Jesus Insilada, a teacher in a rural town, was able to get awards and recognition since he innovated and upgraded his way of teaching. That is what we want our teachers to absorb, to be able to innovate and be relevant to the changing times.
Thus, the third pillar of Sulong EduKalidad is the reskilling and upskilling of our teachers. We will be investing and giving our full support to our teachers for their in- service professional development, and provide the proper incentives through career progression and promotion opportunities as they develop their teaching proficiency.
Already, we have secured the approval of the President and the Cabinet to expand the levels of teacher positions by adding Teacher 4 to Teacher 7, with higher salary grades, to the existing Teacher 1 to Teacher 3. This will allow for broader promotions opportunities for our teachers as they advance in their professional development.
4. Engagement of stakeholders for support and collaboration
Finally, we will need the help of all sectors and communities.
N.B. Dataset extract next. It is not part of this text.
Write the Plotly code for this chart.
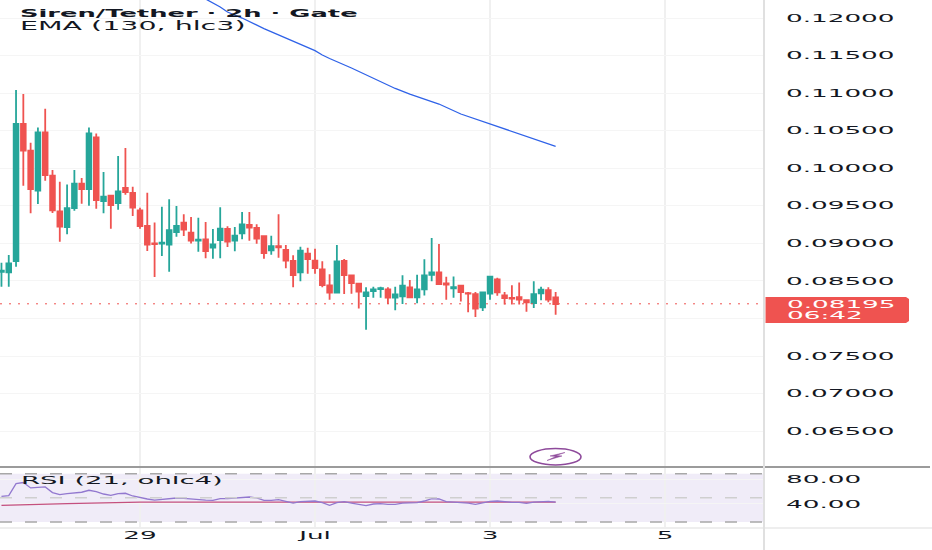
import pandas as pd
import plotly.graph_objects as go
from plotly.subplots import make_subplots

# 2h candles, Jun 27 10:00 to Jul 3 18:00
candle_time = pd.date_range("2025-06-27 10:00", periods=77, freq="2h")

candle_open = [
    .08622, .08614, .08764, .10589, .10234, .09701, .10478, .09901, .09426, .09217,
    .09470, .09794, .09723, .10411, .09563, .09634, .09537, .09737, .09670, .09439,
    .09231, .08999, .08995, .08982, .09151, .09275, .09142, .09035, .09053, .08942,
    .09044, .09191, .09035, .09133, .09244, .09204, .09097, .08907, .08964, .08911,
    .08765, .08614, .08862, .08769, .08654, .08441, .08343, .08765, .08574, .08463,
    .08298, .08365, .08392, .08387, .08276, .08294, .08414, .08281, .08387, .08582,
    .08614, .08467, .08400, .08436, .08338, .08325, .08148, .08330, .08520, .08307,
    .08272, .08285, .08245, .08205, .08334, .08378, .08281,
]
candle_high = [
    .08742, .08844, .11042, .10988, .10340, .10544, .10793, .09976, .09821, .09785,
    .09976, .09870, .10544, .10464, .09950, .09643, .10163, .10269, .09754, .09475,
    .09674, .09279, .09488, .09586, .09497, .09386, .09350, .09342, .09284, .09191,
    .09479, .09226, .09217, .09417, .09417, .09253, .09102, .09102, .09386, .08978,
    .08840, .08955, .08942, .08929, .08760, .08587, .08978, .08791, .08583, .08467,
    .08414, .08423, .08423, .08414, .08423, .08574, .08511, .08582, .08787, .09071,
    .08991, .08556, .08560, .08436, .08352, .08352, .08347, .08560, .08543, .08352,
    .08441, .08480, .08250, .08494, .08423, .08414, .08352,
]
candle_low = [
    .08423, .08423, .08689, .09768, .09399, .09523, .09834, .09404, .09022, .09120,
    .09435, .09528, .09501, .09461, .09399, .09195, .09448, .09648, .09364, .09195,
    .08898, .08551, .08831, .08622, .09089, .09097, .08999, .08889, .08800, .08796,
    .08800, .08951, .08893, .09053, .09035, .08995, .08796, .08849, .08809, .08667,
    .08414, .08494, .08596, .08596, .08414, .08250, .08340, .08325, .08330, .08134,
    .07850, .08276, .08276, .08192, .08108, .08192, .08276, .08201, .08307, .08494,
    .08454, .08250, .08276, .08227, .08081, .08019, .08099, .08250, .08303, .08187,
    .08187, .08187, .08090, .08139, .08241, .08214, .08050,
]
candle_close = [
    .08636, .08733, .10589, .10234, .09723, .10478, .09910, .09439, .09222, .09470,
    .09794, .09723, .10464, .09577, .09621, .09510, .09692, .09683, .09475, .09231,
    .08982, .08991, .09009, .09177, .09231, .09182, .09035, .09049, .08898, .08986,
    .09195, .09022, .09102, .09253, .09208, .09062, .08871, .08964, .08947, .08769,
    .08578, .08902, .08791, .08671, .08445, .08343, .08760, .08578, .08472, .08356,
    .08347, .08387, .08405, .08276, .08321, .08436, .08281, .08387, .08574, .08614,
    .08458, .08449, .08418, .08352, .08330, .08130, .08347, .08556, .08347, .08272,
    .08263, .08250, .08214, .08325, .08383, .08250, .08192,
]

ema_time = pd.to_datetime([
    "2025-06-29 18:00", "2025-06-29 22:00", "2025-06-30 00:00", "2025-06-30 04:00",
    "2025-06-30 10:00", "2025-06-30 16:00", "2025-07-01 00:00", "2025-07-01 02:00",
    "2025-07-01 04:00", "2025-07-01 10:00", "2025-07-01 16:00", "2025-07-01 22:00",
    "2025-07-02 02:00", "2025-07-02 08:00", "2025-07-02 10:00", "2025-07-02 16:00",
    "2025-07-03 00:00", "2025-07-03 08:00", "2025-07-03 14:00", "2025-07-03 18:00",
])
ema_value = [
    .12253, .12147, .12080, .12000, .11860, .11734, .11565, .11508, .11461, .11335,
    .11195, .11062, .10988, .10889, .10855, .10722, .10589, .10462, .10362, .10292,
]

rsi_value = [
    52.5, 53.7, 73.6, 75.3, 66.4, 67.0, 68.0, 58.7, 55.3, 57.0,
    58.0, 59.2, 62.5, 60.3, 56.3, 54.2, 57.0, 57.5, 53.0, 50.3,
    48.0, 46.3, 47.5, 48.0, 49.7, 49.2, 48.0, 47.5, 46.3, 45.8,
    48.7, 48.7, 49.2, 50.8, 51.3, 49.7, 45.8, 45.8, 47.0, 44.2,
    41.3, 43.7, 44.7, 44.7, 42.0, 37.5, 42.0, 43.7, 41.3, 39.2,
    37.0, 39.7, 40.3, 39.2, 39.2, 41.3, 41.3, 42.0, 44.7, 48.7,
    48.0, 43.7, 43.0, 42.5, 41.3, 39.2, 42.0, 44.2, 44.7, 43.0,
    42.5, 42.5, 40.8, 43.0, 44.2, 44.2, 43.0,
]
rsi_ma_time = pd.to_datetime([
    "2025-06-27 10:00", "2025-06-28 04:00", "2025-06-29 00:00", "2025-06-29 20:00",
    "2025-07-01 00:00", "2025-07-02 08:00", "2025-07-03 18:00",
])
rsi_ma_value = [37.3, 40.5, 42.8, 43.0, 43.2, 43.0, 42.9]

# 0.08 has no label in the picture, the price tag sits on it
price_ticks = [.065, .07, .075, .085, .09, .095, .10, .105, .11, .115, .12]
rsi_ticks = [40, 80]
day_ticks = ["2025-06-29", "2025-07-01", "2025-07-03", "2025-07-05"]
day_labels = ["29", "Jul", "3", "5"]
last_price = 0.08195

GREEN = "#26a69a"
RED = "#ef5350"
TEXT = "#131722"
FONT = "DejaVu Sans"
GRID = "#f5f5f5"

fig = make_subplots(rows=2, cols=1, shared_xaxes=True, vertical_spacing=0,
                    row_heights=[467, 61])

fig.add_trace(go.Candlestick(
    x=candle_time, open=candle_open, high=candle_high, low=candle_low, close=candle_close,
    increasing=dict(line=dict(color=GREEN, width=1.8), fillcolor=GREEN),
    decreasing=dict(line=dict(color=RED, width=1.8), fillcolor=RED),
), row=1, col=1)
fig.add_trace(go.Scatter(x=ema_time, y=ema_value, mode="lines",
                         line=dict(color="#2f62e8", width=1.3)), row=1, col=1)
fig.add_trace(go.Scatter(x=rsi_ma_time, y=rsi_ma_value, mode="lines",
                         line=dict(color="#c4507f", width=1.2)), row=2, col=1)
fig.add_trace(go.Scatter(x=candle_time, y=rsi_value, mode="lines",
                         line=dict(color="#9278cf", width=1.3)), row=2, col=1)

# RSI band
fig.add_hrect(y0=10, y1=90, fillcolor="#f0ecf8", line_width=0, layer="below", row=2, col=1)
for level, color in [(90, "#a8a8a8"), (50, "#cfcfcf"), (10, "#a8a8a8")]:
    fig.add_hline(y=level, line=dict(color=color, width=1.5, dash="12px,13px"), row=2, col=1)

fig.add_hline(y=0.08, line=dict(color=GRID, width=1), layer="below", row=1, col=1)
# last price line
fig.add_hline(y=last_price, line=dict(color=RED, width=1, dash="2px,7px"), row=1, col=1)


def px_x(p):
    return p / 764


def px_y(p):
    return (528 - p) / 528


# separators and price axis line
fig.add_shape(type="line", xref="paper", yref="paper", x0=0, x1=px_x(930), y0=px_y(467), y1=px_y(467),
              line=dict(color="#9b9b9b", width=2))
fig.add_shape(type="line", xref="paper", yref="paper", x0=0, x1=px_x(932), y0=px_y(528), y1=px_y(528),
              line=dict(color="#eeeeee", width=2))
fig.add_shape(type="line", xref="paper", yref="paper", x0=1, x1=1, y0=px_y(550), y1=1,
              line=dict(color="#e0e0e0", width=2))

# lightning badge
fig.add_shape(type="circle", xref="paper", yref="paper",
              x0=px_x(530), x1=px_x(581), y0=px_y(465), y1=px_y(448.5),
              line=dict(color="#8e4a9b", width=1.6))
bolt = [(565, 452.5), (550, 456), (556, 456.5), (547, 460.5), (562, 456), (556, 455.5)]
bolt_path = "M " + " L ".join(f"{px_x(a):.4f},{px_y(b):.4f}" for a, b in bolt) + " Z"
fig.add_shape(type="path", xref="paper", yref="paper", path=bolt_path,
              fillcolor="#8e4a9b", line=dict(color="#8e4a9b", width=0.5))

# price tag, rounded on the right
tag = [(765.5, 297), (906, 297), (909, 299), (909, 321), (906, 323), (765.5, 323)]
tag_path = "M " + " L ".join(f"{px_x(a):.4f},{px_y(b):.4f}" for a, b in tag) + " Z"
fig.add_shape(type="path", xref="paper", yref="paper", path=tag_path, fillcolor=RED, line_width=0)


def label(text, x, y, size, color=TEXT):
    fig.add_annotation(text=text, xref="paper", yref="paper", x=px_x(x), y=px_y(y),
                       xanchor="left", yanchor="middle", align="left", showarrow=False,
                       font=dict(family=FONT, size=size, color=color))


label("<b>Siren/Tether · 2h · Gate</b>", 18, 12.5, 10.3)
label("EMA (130, hlc3)", 18, 26, 11.4)
label("RSI (21, ohlc4)", 19, 480, 11)
label("0.08195", 785, 304, 10.5, "white")
label("06:42", 785, 315, 10.5, "white")

fig.update_xaxes(range=["2025-06-27 09:36", "2025-07-06 03:09"], showgrid=True, gridcolor="#f0f0f0",
                 gridwidth=2, tickvals=day_ticks, ticktext=day_labels, rangeslider_visible=False,
                 showline=False, zeroline=False, ticks="",
                 tickfont=dict(family=FONT, size=10.5, color=TEXT))
fig.update_yaxes(side="right", showline=False, zeroline=False, ticks="", ticklabelstandoff=21,
                 tickfont=dict(family=FONT, size=10.5, color=TEXT), gridcolor=GRID, gridwidth=1)
fig.update_yaxes(range=[0.06022, 0.1224], tickvals=price_ticks, tickformat=".5f", row=1, col=1)
fig.update_yaxes(range=[0, 101], tickvals=rsi_ticks, tickformat=".2f", row=2, col=1)

fig.update_layout(width=932, height=550, margin=dict(l=0, r=168, t=0, b=22), showlegend=False,
                  plot_bgcolor="white", paper_bgcolor="white", boxgap=0.08)

# the reference picture is stretched sideways, so widen the text the same way
stretch_js = """
document.body.style.margin = '0';
var gd = document.getElementById('{plot_id}');
function stretchText() {
  gd.querySelectorAll('.xtick text, .ytick text, .x2tick text, .y2tick text, .annotation-text').forEach(function (t) {
    var old = t.getAttribute('transform') || '';
    if (old.indexOf('scale(') >= 0) return;
    var cx = parseFloat(t.getAttribute('x')) || 0;
    t.setAttribute('transform', old + ' translate(' + cx + ' 0) scale(2.5 1) translate(' + (-cx) + ' 0)');
  });
}
stretchText();
gd.on('plotly_afterplot', stretchText);
"""

fig.write_html("out.html", post_script=stretch_js, config={"displayModeBar": False})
Our experience is that everyone, whether local governments, parents, alumni associations, NGOs, the private sector, development partners, is ready to contribute to the education of our children.
Thus, the fourth pillar of Sulong Edukalidad is the engagement of stakeholders for support and collaboration. In our push for quality, we will need more than contributions of physical facilities, which is what we have been used to. We need to deepen our engagement to consultation, collaborative research and analysis, and high level advice to strategic policy, planning and programming for quality. This is the reason why a few weeks ago, we convened the Philippine Forum for Education Quality, to provide us a coalition for quality education that can sustain itself across administration transitions.
The learner at the center of Sulong Edukalidad
At the center of Sulong EduKalidad is the Filipino learner. The first letters of the four pillars of Sulong Edukalidad form the word KITE. Sulong EduKalidad is our commitment to help our learners achieve their full potential, for their kite of dreams to fly high through quality basic education for all.